No fim da introdução a Sobre a Democracia na América, Tocqueville escreve o seguinte:
“(…) se por vezes é necessário, nas acções, afastar-se das regras da lógica, não se poderá fazer o mesmo nos discursos; e o homem encontra quase tantas dificuldades a ser inconsequente nas palavras como as que por norma encontra para ser consequente nos seus atos.”
O ponto relevante aqui é que há uma tendência para, através da recapitulação linguística da experiência, arredondarmos as pontas da vida vivida — dessa vida que, como se sabe, está cheia de esquinas bicudas e fantasmas incompreensíveis. A tal tendência “arredondativa” do discurso está ligada à natureza da linguagem. Mas também tem origem na nossa vontade. Há nos nossos pobres corações estilhaçados um anseio pela harmonia do sentido. Embora as vivências nem sempre encaixem com facilidade nos modelos teóricos em que gostaríamos de as encerrar de uma vez para sempre, a reconfiguração discursiva do sentido é possível; e, entre os consolos disponíveis, um consolo nada despiciendo.
Ora, a opção arrojada de Handke está em sabotar essa tendência reconfortante da linguagem — a de aplanar o sentido das coisas, harmonizando tudo em narrativas mais ou menos simples e esquecendo os solavancos com que ele costuma ser vivido — mediante um vai-e-vem de pensamentos que se sucedem de forma surpreendente, por vezes contraditória, quase sempre confusa. Uma forma que desafia a suposta transparência do nosso próprio acesso à realidade. Tudo isto, já patente no modo como o narrador se expressa, é ainda sublinhado por reflexões explícitas sobre a instabilidade da sua perspetiva:
“Normalmente, sempre que se formara em mim na primeira metade da noite uma resolução como que irrevogável ou uma certeza indubitável, o despertar, fosse à luz do dia ou, com muito mais frequência, já na segunda metade da noite, punha tudo de novo em questão. E não apenas isso: o que, na véspera, pensara, vira com clareza, soubera, decidira inapelavelmente, revelava-se ao que era arrancado do sono à pancada, de um só golpe, desferido por um punho gigantesco, como uma idiotice pegada; sem sentido e, além disso, uma impertinência, um sacrilégio, o ‘pecado mortal da soberba’.”

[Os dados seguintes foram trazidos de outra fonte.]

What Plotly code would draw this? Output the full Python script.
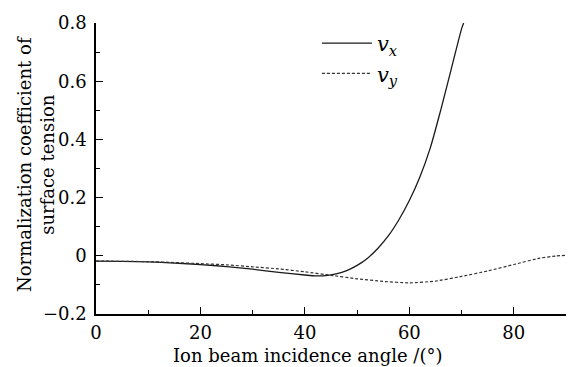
import plotly.graph_objects as go

# incidence angle (deg) and normalized coefficients
angle_vx = [0, 5, 10, 15, 20, 25, 30, 35, 40, 42, 44, 46, 48, 50, 52, 54, 56, 58, 60, 62, 64, 66, 68, 70, 70.4]
vx = [-0.018, -0.019, -0.021, -0.025, -0.030, -0.037, -0.046, -0.057, -0.066, -0.069, -0.068, -0.062,
      -0.051, -0.033, -0.008, 0.026, 0.069, 0.124, 0.190, 0.270, 0.370, 0.500, 0.640, 0.780, 0.800]

angle_vy = [0, 5, 10, 15, 20, 25, 30, 35, 40, 45, 50, 55, 60, 65, 70, 75, 80, 85, 88, 90]
vy = [-0.018, -0.019, -0.020, -0.023, -0.027, -0.031, -0.038, -0.045, -0.055, -0.067, -0.079,
      -0.088, -0.093, -0.087, -0.071, -0.052, -0.030, -0.008, -0.001, 0.002]

x_tickvals = [0, 20, 40, 60, 80]
x_ticktext = ["0", "20", "40", "60", "80"]
x_minor = [10, 30, 50, 70, 90]
y_tickvals = [-0.2, 0, 0.2, 0.4, 0.6, 0.8]
y_ticktext = ["\u22120.2", "0", "0.2", "0.4", "0.6", "0.8"]
y_minor = [-0.1, 0.1, 0.3, 0.5, 0.7]

x_title = "Ion beam incidence angle /(°)"
y_title = "Normalization coefficient of<br>surface tension"

FONT = "DejaVu Serif"

fig = go.Figure()
fig.add_trace(go.Scatter(x=angle_vx, y=vx, mode="lines", name="<i>v</i><sub><i>x</i></sub>",
                         line=dict(color="#1a1a1a", width=1.3, shape="spline", smoothing=0.7)))
fig.add_trace(go.Scatter(x=angle_vy, y=vy, mode="lines", name="<i>v</i><sub><i>y</i></sub>",
                         line=dict(color="#333333", width=1.2, dash="3px,2px", shape="spline", smoothing=0.5)))

axis_common = dict(
    showline=True, linecolor="black", linewidth=1.5, mirror=False,
    showgrid=False, zeroline=False,
    ticks="inside", ticklen=7, tickwidth=1.3, tickcolor="black",
    tickfont=dict(family=FONT, size=18, color="black"),
)

fig.update_xaxes(range=[0, 90], tickvals=x_tickvals, ticktext=x_ticktext, ticklabelstandoff=2,
                 minor=dict(ticks="inside", ticklen=4, tickwidth=1.2, tickcolor="black", tickvals=x_minor),
                 **axis_common)
fig.update_yaxes(range=[-0.2, 0.8], tickvals=y_tickvals, ticktext=y_ticktext, ticklabelstandoff=4,
                 minor=dict(ticks="inside", ticklen=4, tickwidth=1.2, tickcolor="black", tickvals=y_minor),
                 **axis_common)

fig.add_annotation(text=x_title, xref="paper", yref="paper", x=0.451, y=-0.142,
                   xanchor="center", yanchor="middle", showarrow=False,
                   font=dict(family=FONT, size=18, color="black"))
fig.add_annotation(text=y_title, xref="paper", yref="paper", x=-0.128, y=0.515,
                   xanchor="center", yanchor="middle", showarrow=False, textangle=-90,
                   font=dict(family=FONT, size=18, color="black"))

fig.update_layout(
    width=583, height=367,
    margin=dict(l=96, r=17, t=15, b=53),
    paper_bgcolor="white", plot_bgcolor="white",
    showlegend=True,
    legend=dict(x=0.47, y=1.0, xanchor="left", yanchor="top", bgcolor="rgba(0,0,0,0)",
                font=dict(family=FONT, size=21, color="black"), itemwidth=50, tracegroupgap=0),
)

fig.write_html("out.html")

Do início ao fim, o texto está cheio de setas a apontar para as fragilidades do nosso olhar. A repetida referência à ideia de que a visão do narrador sobre isto ou aquilo decorre de decisões, e decisões intempestivas tomadas no calor da sua impaciência, é um exemplo. Outro recurso utilizado com o mesmo intuito é o diálogo interior — uma constante ao longo do livro, que reflete um ponto de vista sempre gaguejante, nunca seguro o suficiente para se estabelecer numa visão definitiva sobre os objetos considerados. Mas, no meio do arsenal mobilizado por Handke contra a pretensão de dominarmos muito bem o que se passa aqui, destaca-se sobretudo o poder da imaginação. Várias vezes insinua que são determinações imaginárias que guiam o homem. Lemos a certa altura que “Os factos não conseguiam beliscar a ilusão”; e o narrador confessa mesmo, depois de ter usado o termo ‘fantasia’ várias vezes, que ela é “uma das minhas palavras centrais”.
É, porém, na visita às ruínas de Port-Royal e na consagração de Pascal como figura tutelar que percebemos como o romance se presta a ser lido, todo ele, sob esta ideia geral: a de que o homem é servo dessa faculdade insidiosa e destravada que é a imaginação. Handke evoca explicitamente o fragmento Lafuma 44 dos Pensamentos, no qual o grande pensador francês afirma que “a razão bem pode gritar, ela não é capaz de dar o preço às coisas” e que é a imaginação quem tem “o grande direito de persuadir os homens”. Mais do que a história de um vingador, A Segunda Espada é a história de uma fantasia humana particularmente grotesca, também pela auto-consciência que o protagonista mostra a respeito disso mesmo.
Não será injusto dizer que, no fim de contas, o romance fica um pouco aquém daquilo que uma elaboração tão engenhosa e tão exigente promete. No entanto, Handke oferece-nos várias passagens que têm aquela capacidade, própria da grande arte, de renovar a forma como vemos. Entre essas passagens, algumas apresentam imagens muito fortes: a voz feminina no comboio que “salmodiava” os nomes das estações; o homem que, de noite, caminha sobre o risco central da estrada interurbana; a rapariga estrangeira que “resplandecia — nem uma réstia de esperança, também nada de entrega ao destino e muito menos nenhum ‘aguardo a minha morte com ansiedade’ — resplandecia ao ver a outra criança.” Outras das melhores passagens correspondem a reflexões que, de uma maneira ou outra, provocam o nosso modo sonâmbulo de pensar, e nos fazem repetir o desabafo do narrador já depois de ter avistado o seu alvo: “Santa barafunda”.